The Senate yesterday raised alarm that an unnamed cartel has taken over control of commercial banks in Nigeria, to the detriment of the economy and small businesses operating in the country.
The Senate also accused the Central Bank of Nigeria, CBN, and commercial banks of killing the Small and Medium Enterprises, SMEs, with high interest rate, adding that indicators have shown that only about 3% of SMEs starting up in th country had access to credits from banks, despite employing about 88% of the nation’s work force.
Consequently, the Senate mandated its Committee on Banking, Insurance and Other Financial Institutions to organize a Round-Table with CBN, banks, NDIC, other relevant stakeholders and industry experts to find immediate, sustainable and lasting solutions that would help usher in a new interest rate regime that would support enterprise development in Nigeria.

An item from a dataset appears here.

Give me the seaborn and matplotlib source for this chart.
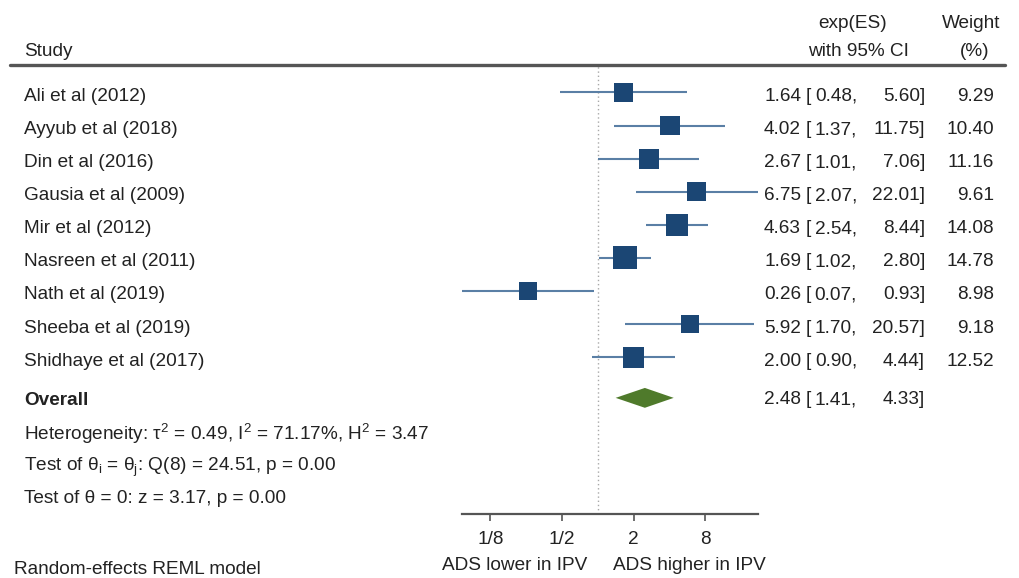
import matplotlib
matplotlib.use("Agg")
import matplotlib.pyplot as plt
import matplotlib.transforms as mtransforms
import seaborn as sns
import pandas as pd
import numpy as np

studies = ["Ali et al (2012)", "Ayyub et al (2018)", "Din et al (2016)",
           "Gausia et al (2009)", "Mir et al (2012)", "Nasreen et al (2011)",
           "Nath et al (2019)", "Sheeba et al (2019)", "Shidhaye et al (2017)"]
es = [1.64, 4.02, 2.67, 6.75, 4.63, 1.69, 0.26, 5.92, 2.00]
lo = [0.48, 1.37, 1.01, 2.07, 2.54, 1.02, 0.07, 1.70, 0.90]
hi = [5.60, 11.75, 7.06, 22.01, 8.44, 2.80, 0.93, 20.57, 4.44]
weight = [9.29, 10.40, 11.16, 9.61, 14.08, 14.78, 8.98, 9.18, 12.52]
overall = (2.48, 1.41, 4.33)
tick_vals = [1/8, 1/2, 2, 8]
tick_labels = ["1/8", "1/2", "2", "8"]
het_lines = [r"Heterogeneity: τ$^2$ = 0.49, I$^2$ = 71.17%, H$^2$ = 3.47",
             r"Test of θ$_i$ = θ$_j$: Q(8) = 24.51, p = 0.00",
             r"Test of θ = 0: z = 3.17, p = 0.00"]

sns.set_style("white")
plt.rcParams['font.family'] = ['Liberation Sans', 'DejaVu Sans']
plt.rcParams['mathtext.fontset'] = 'custom'
plt.rcParams['mathtext.rm'] = 'Liberation Sans'
plt.rcParams['mathtext.it'] = 'Liberation Sans'
plt.rcParams['mathtext.bf'] = 'Liberation Sans:bold'

W, H = 1019, 578
fs = 13.7
txt = "#222222"
sq_col = "#1b4674"
ci_col = "#5a7fa5"
dia_col = "#4f7a2b"

df = pd.DataFrame({"study": studies, "es": es, "lo": lo, "hi": hi, "weight": weight})
df["row"] = np.arange(len(df))
overall_row = 9.23

fig = plt.figure(figsize=(W / 100, H / 100), dpi=100)
fig.patch.set_facecolor("white")
ax = fig.add_axes([462 / W, (H - 514) / H, 296 / W, 448 / H])
ax.set_xscale("log", base=2)
ax.set_xlim(0.0723, 22.1)
ax.set_ylim(12.74, -0.8)

# reference line at 1
ax.axvline(1, color="#a8a8a8", lw=1, ls=(0, (1, 2)), zorder=0)

# confidence intervals
ax.hlines(df["row"], df["lo"], df["hi"], color=ci_col, lw=1.5, zorder=1)

# study squares, area proportional to weight
sns.scatterplot(data=df, x="es", y="row", size="weight", sizes=(0, 1866),
                size_norm=(0, 100), marker="s", color=sq_col, linewidth=0,
                legend=False, ax=ax, zorder=2)

# overall diamond
oes, olo, ohi = overall
ax.fill([olo, oes, ohi, oes], [overall_row, overall_row - 0.3, overall_row, overall_row + 0.3],
        color=dia_col, lw=0, zorder=2)

for s in ["top", "left", "right"]:
    ax.spines[s].set_visible(False)
ax.spines["bottom"].set_color("#555555")
ax.spines["bottom"].set_linewidth(1.6)
ax.set_yticks([])
ax.set_xticks(tick_vals)
ax.set_xticklabels(tick_labels)
ax.xaxis.set_minor_locator(matplotlib.ticker.NullLocator())
ax.tick_params(axis="x", direction="out", length=5, width=1.2, color="#555555",
               labelsize=fs, labelcolor=txt, pad=7, bottom=True)
ax.set_xlabel("")
ax.set_ylabel("")

# text columns: x in figure fraction, y in row units
tr = mtransforms.blended_transform_factory(fig.transFigure, ax.transData)
kw = dict(transform=tr, fontsize=fs, color=txt, va="center_baseline")
for i, r in df.iterrows():
    y = r["row"] + 0.06
    fig.text(24 / W, y, r["study"], ha="left", **kw)
    fig.text(801 / W, y, f"{r['es']:.2f}", ha="right", **kw)
    fig.text(806 / W, y, "[", ha="left", **kw)
    fig.text(857 / W, y, f"{r['lo']:.2f},", ha="right", **kw)
    fig.text(925 / W, y, f"{r['hi']:.2f}]", ha="right", **kw)
    fig.text(994 / W, y, f"{r['weight']:.2f}", ha="right", **kw)

fig.text(24 / W, overall_row + 0.03, "Overall", ha="left", fontweight="bold", **kw)
fig.text(801 / W, overall_row, f"{oes:.2f}", ha="right", **kw)
fig.text(806 / W, overall_row, "[", ha="left", **kw)
fig.text(857 / W, overall_row, f"{olo:.2f},", ha="right", **kw)
fig.text(925 / W, overall_row, f"{ohi:.2f}]", ha="right", **kw)

for k, line in enumerate(het_lines):
    fig.text(24 / W, 10.24 + k * 0.98, line, ha="left", **kw)

# header
hk = dict(fontsize=fs, color=txt, va="center_baseline")
fig.text(24 / W, 1 - 49 / H, "Study", ha="left", **hk)
fig.text(853 / W, 1 - 22 / H, "exp(ES)", ha="center", **hk)
fig.text(858 / W, 1 - 49 / H, "with 95% CI", ha="center", **hk)
fig.text(971 / W, 1 - 22 / H, "Weight", ha="center", **hk)
fig.text(975 / W, 1 - 49 / H, "(%)", ha="center", **hk)
fig.add_artist(plt.Line2D([10 / W, 1005 / W], [1 - 65 / H, 1 - 65 / H], color="#555555", lw=2.4))

# footer
fig.text(14 / W, 1 - 568 / H, "Random-effects REML model", ha="left", **hk)
fig.text(515 / W, 1 - 563 / H, "ADS lower in IPV", ha="center", **hk)
fig.text(689 / W, 1 - 563 / H, "ADS higher in IPV", ha="center", **hk)

fig.savefig("out.png", dpi=100, facecolor="white")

In his remarks yesterday, Deputy Senate Leader, Senator Bala Ibn Na’Allah, who wondered why interest rates were high, despite the fact that the country was yet to get out of its economic recession, said the cartel, working with the CBN, refused to review the interest rates downwards to reflect the economic mood of the country.
Senator Na’Allah said: “The banks are run by a powerful cartel. They do what they like and jerk up interest rates. Over the years, we have seen the exchange rates go up, but it is not the same in other economies of the world. Nigeria has the most unpredictable economy in the world and we have to be worried about this.”
In his remarks, Senate President, Bukola Saraki, agreed with the position of the deputy Senate leader, and criticised what he described as the twin evil of interest and exchange rates.
He also noted the fact that it was unreasonable for companies to continue to lay off staff, while declaring huge profits annually, adding that the Senate would step in to ensure the right thing was done.
Saraki said: “There has always been the twin evil of exchange rate and interest rates. We cannot live in a country where companies are folding up, yet organizations are declaring mega profits.
"The committee should swing into action. Whatever comes of the committee’s work, we must see to it that it is implemented to the fullest by the Senate."
Both Senate President Saraki and Deputy Senate Leader, Na’Allah were responding to a motion by Senator Rafiu Adebayo Ibrahim, APC, Kwara South, entitled, “The dire need for a Stakeholders Round Table to address increasing interest rates in Nigeria”
Earlier in his presentation, Senator Rafiu Ibrahim explained that the current Monetary Policy Rates, MPR, of 14 per cent had remained high, compared to other developing nations, such as Brazil, which has 10.25 per cent; Kenya 10 per cent; South Africa, 7 per cent; Rwanda 6.25; Bangladesh 6.75; Botswana, 5.50; and many West Africa countries with single digit rates.
According to him, despite all the negative indices, banks continue to declare huge earnings and profitability which as at 31st March 2017 increased significantly by 151.02 per cent as profit before tax stood at N186.155 trillion, as against N74.160 trillion in December 2016.
Senator Ibrahim said: “Most of this profitability are derived from investment in risk-free government securities, such as Treasury Bills and Bonds.
”The CBN is now faced with difficulties in decision- making on some of its core mandates of controlling the inflation, exchange and interest rates.”
“Available and reliable records indicate that between January and December, 2016, the CBN as regulator of the banking industry, had mopped up about N5.784 trillion in interest expenses for liquidity Management thereby targeting inflation at the expense of economic growth, development and employment.